Bullish momentum persisted at the Pakistan Stock Exchange (PSX), with the benchmark KSE-100 Index gaining over 650 points during intra-day trading on Monday.
At 12:20pm, the KSE-100 Index was hovering at 113,918.15, an increase of 670.86 points or 0.59%.
Buying was witnessed in key sectors including automobile assemblers, cement, chemical, commercial banks, fertilizer, oil and gas exploration companies and OMCs trading in the green.

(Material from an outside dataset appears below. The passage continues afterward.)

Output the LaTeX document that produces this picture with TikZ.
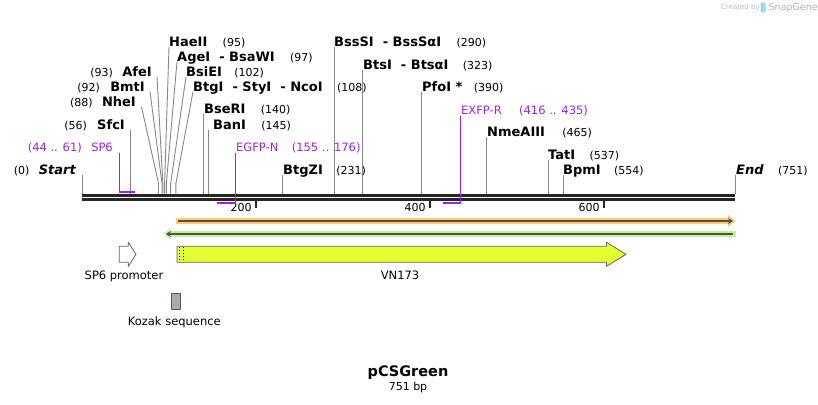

Index-heavy stocks including SSGC, SHEL, PSO, OGDC, PPL, POL, ENGRO, HBL, MEBL and NBP traded in the green.
“Market will look forward to the next Monetary Policy Committee (MPC), in which consensus expectations should be for a 100bps cut to a policy rate of 12% and a potential conclusion of the easing cycle in the near term,” said Intermarket Securities in a note on Monday.
“Results season should start soon as well, where bank payouts may lift investor mood; however, results from cyclical sectors may not impress much,” it added.
During the previous week, the PSX remained under selling pressure and closed in deep red with heavy losses as the investors opted to offload their holdings on available margins.
The benchmark KSE-100 plunged by 4,339.69 points on a week-on-week basis and closed at 113,247.29 points.
Globally, Asian shares slipped on Monday while the dollar held near 14-month peaks after an unambiguously strong payrolls report shoved up bond yields and tested lofty equity valuations just as the earnings season gets underway.
Markets have already scaled back expectations for Federal Reserve rate cuts to just 27 basis points for all of 2025, with the terminal level now seen around 4.0% compared to the 3.0% many had hoped for this time last year.
At least five Fed officials are on the docket to speak this week and offer their reaction to the jobs surprise, with the influential Federal Reserve Bank of New York President John Williams appearing on Wednesday.
The hawkish turn-on rates lifted yields on 10-year Treasuries to 14-month peaks of 4.79%, and they were last trading at 4.764% in Asia.
A holiday in Japan made for thin early trading on Monday and MSCI’s broadest index of Asia-Pacific shares outside Japan edged down 0.4%. While the Nikkei,was shut, futures traded down at 38,770 compared to a cash close of 39,190.